第95回高校サッカー選手権 準々決勝 東福岡0-1東海大仰星 PHOTO

 
 森重潤也監督は「パスを出した後に、ペナルティエリアに走って行けていない。藤川も高江もパスを出して終わってしまっていた。ゲームメイクをしながら前に飛び込んでいくとか、シュートを打ちに行くとかをしなければ、攻撃をやり切れない。そこまで、もっとハードワークをしなければいけない」と、相手にとっての危険地帯を増やしていく多重的な攻撃ができなかった要因を運動量にも求めた。
 
 後半19分、途中出場のFW佐藤凌我のポストプレーを起点に左サイドへ展開し、アーリークロスが逆サイドへ流れたところを折り返してチャンスになるシーンがあった。
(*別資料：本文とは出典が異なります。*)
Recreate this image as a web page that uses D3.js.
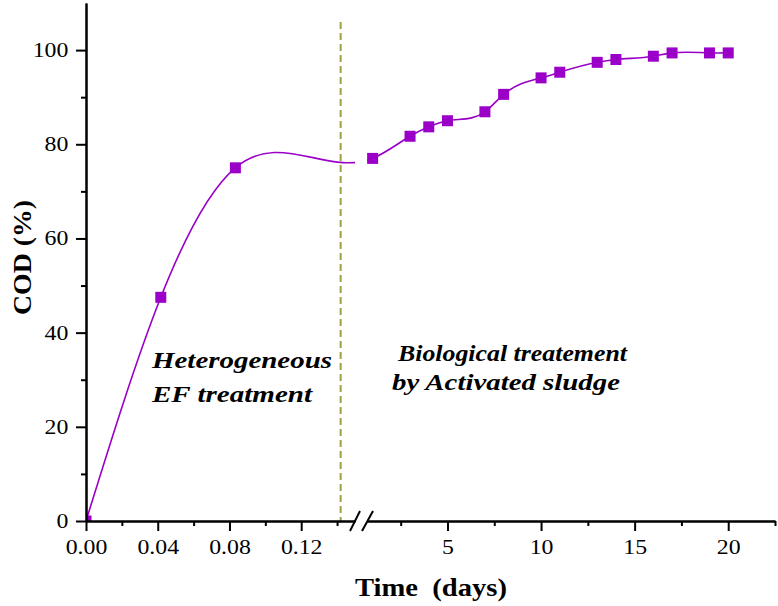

同じように、中央を使いながら得意のサイド攻撃を活用して相手を振り回せなかったことが悔やまれる試合となった。
 
 東海大仰星の守備が良かったと素直に相手を称えることもできる試合だ。それでも、もっと藤川や高江が積極的にパスを引き出し、マークをはがして相手を困惑させれば……。そんな思いになるのは、左サイドバックの小田逸稀を含めた3選手のプロ入りが内定しているからでもある。森重監督は「ああいうのを突破していけるようにならなければ、この先は厳しくなるよ」と辛口のエールを送った。
 
 藤川は「もっと、やれた。自分がもっと上手くて強ければ、こんな試合にならなかった。最後の笛が鳴った時は、本当に悔しかった。でも、気持ちを切り替えたというか、こんなところで涙を流していられない。みんなが泣いている顔を見て、本当に辛かったけど、でも、胸を張ってやっていこうと思った」と前を向いた。
 
 藤川や高江がプロの世界で、勇気を持って、相手がプレッシャーをかけてくるスペースのわずかな合間でパスを引き出して仕事をするシーンを見ることがあるとしたら、その背景には、間違いなくこの一戦の悔しさがあるだろう。